Lévi’s influence was manifold, but here it would be useful to focus on two of his most important contributions. One was the idea of the astral light. This was not new—Blavatsky harrumphed that it was “simply the older ‘sidereal light’”of the sixteenth-century magus Paracelsus—but Lévi gave it new prominence.

Astral light must not be confused with physical starlight. It is a subtle matter, imperceptible to the five senses and to the implements of science. “It is the common mirror of all thoughts and forms,” says Lévi, “the images of all that has been are preserved therein and sketches of things to come, for which reason it is the instrument of thaumaturgy and divination.” In short, the astral light is to thoughts and images what matter is to physical substance—and, like physical matter, is never found in a pure form. But the astral light underlies physical manifestation. Nothing can come into existence unless it first exists as an image in the astral light.

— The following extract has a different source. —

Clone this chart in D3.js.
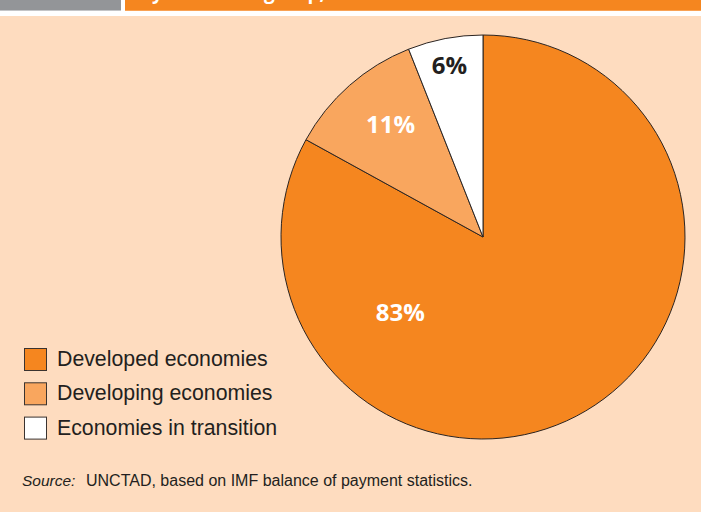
<!DOCTYPE html>
<html>
<head>
<meta charset="utf-8">
<script src="https://cdn.jsdelivr.net/npm/d3@7"></script>
<style>
  html, body { margin: 0; padding: 0; background: #ffffff; }
  svg { display: block; }
</style>
</head>
<body>
<svg id="chart" width="701" height="512"></svg>
<script>
// Share by economic group (per cent)
const categories = ["Developed economies", "Developing economies", "Economies in transition"];
const shares = [83, 11, 6];
const titleText = "by economic group, 2012";
const sourceLabel = "Source:";
const sourceText = "UNCTAD, based on IMF balance of payment statistics.";

const W = 701, H = 512;
const colors = ["#f5861f", "#f9a65e", "#ffffff"];
const labelColors = ["#ffffff", "#ffffff", "#231f20"];
// where each percentage label sits: angle (degrees clockwise from top) and fraction of radius
const labelPlacement = [
  { angle: 227.5, r: 0.555 },
  { angle: 320.5, r: 0.72 },
  { angle: 348.9, r: 0.865 }
];

const svg = d3.select("#chart");

// header strip
svg.append("rect").attr("x", 0).attr("y", 0).attr("width", 121).attr("height", 10).attr("fill", "#939598");
svg.append("rect").attr("x", 0).attr("y", 10).attr("width", 121).attr("height", 1).attr("fill", "#c4c5c7");
svg.append("rect").attr("x", 125).attr("y", 0).attr("width", W - 125).attr("height", 10).attr("fill", "#f5861f");
svg.append("rect").attr("x", 125).attr("y", 10).attr("width", W - 125).attr("height", 1).attr("fill", "#f8a255");
svg.append("text")
  .attr("x", 140).attr("y", -1)
  .attr("font-family", "'Open Sans', sans-serif")
  .attr("font-weight", 700)
  .attr("font-size", 19)
  .attr("fill", "#ffffff")
  .text(titleText);

// panel background
svg.append("rect").attr("x", 0).attr("y", 16).attr("width", W).attr("height", H - 16).attr("fill", "#fedcbf");

// pie
const cx = 483, cy = 237, R = 202;
const pie = d3.pie().sort(null).value(d => d);
const arcs = pie(shares);
const arc = d3.arc().innerRadius(0).outerRadius(R);

const g = svg.append("g").attr("transform", `translate(${cx},${cy})`);
g.selectAll("path.slice")
  .data(arcs)
  .join("path")
  .attr("class", "slice")
  .attr("d", arc)
  .attr("fill", (d, i) => colors[i])
  .attr("stroke", "#2b2421")
  .attr("stroke-width", 1)
  .attr("stroke-linejoin", "round");

const fmt = v => d3.format("d")(v) + "%";
g.selectAll("text.pct")
  .data(arcs)
  .join("text")
  .attr("class", "pct")
  .attr("x", (d, i) => Math.sin(labelPlacement[i].angle * Math.PI / 180) * R * labelPlacement[i].r)
  .attr("y", (d, i) => -Math.cos(labelPlacement[i].angle * Math.PI / 180) * R * labelPlacement[i].r)
  .attr("dy", "0.36em")
  .attr("text-anchor", "middle")
  .attr("font-family", "'Open Sans', sans-serif")
  .attr("font-weight", 700)
  .attr("font-size", 24)
  .attr("fill", (d, i) => labelColors[i])
  .text(d => fmt(d.data));

// legend
const legend = svg.append("g").attr("transform", "translate(24,348)");
const item = legend.selectAll("g.item")
  .data(categories)
  .join("g")
  .attr("class", "item")
  .attr("transform", (d, i) => `translate(0,${i * 34.3})`);
item.append("rect")
  .attr("x", 0.5).attr("y", 0.5)
  .attr("width", 22).attr("height", 22)
  .attr("fill", (d, i) => colors[i])
  .attr("stroke", "#3a3330")
  .attr("stroke-width", 1);
item.append("text")
  .attr("x", 33).attr("y", 18)
  .attr("font-family", "'Liberation Sans', Arial, sans-serif")
  .attr("font-size", 21.3)
  .attr("fill", "#231f20")
  .text(d => d);

// source note
const src = svg.append("text")
  .attr("x", 22).attr("y", 486)
  .attr("font-family", "'Liberation Sans', Arial, sans-serif")
  .attr("font-size", 15.5)
  .attr("fill", "#231f20");
src.append("tspan").attr("font-style", "italic").text(sourceLabel);
src.append("tspan").attr("x", 86).attr("font-size", 16).text(sourceText);
</script>
</body>
</html>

This is the key to magic. If you wish to work magic, you form a mental image as clearly and precisely as you can (that is, you shape a form in the astral light) and then charge it with life force, or prana. The image will then (at least theoretically) be materialized in palpable reality. Similarly, if you wish to know the future, you can use divination to take impressions of the forms in the astral light that are about to manifest. Hence, as Lévi stresses, the astral light, “the great magical agent,” is the key to divination and thaumaturgy. Furthermore, the astral light, like a photographic film, records and retains the images of all that has gone before. These Akashic Records, as they are called, can serve the adept as an archive for exploring past events.
So it is in theory, but of course in practice it is not quite so simple, for reasons that are impossible to explain in this space.

Another of Lévi’s most influential contributions had to do with the Tarot. In his time the Tarot deck was already believed to embody the Ancient Wisdom, particularly of the Egyptians. This had been stated by the French polymath Antoine Court de Gébelin in the eighteenth century. But it was Lévi’s contribution to connect the twenty-two cards of the Tarot’s Major Arcana, which he said served as the key to all wisdom, to the twenty-two letters of the Hebrew alphabet, which the Kabbalists had long said embodied universal knowledge as well. Again, there are certain problems with this claim, but it would change the course of occult history in the West—in the English-speaking world, chiefly through the Hermetic Order of the Golden Dawn, a short-lived Victorian order of which Waite was a member.

In short, Lévi’s contribution was a powerful one, and his ideas deserve to be grasped by those who are exploring the Ancient Wisdom as it has manifested in the modern West. To this end, this new translation is admirably suited.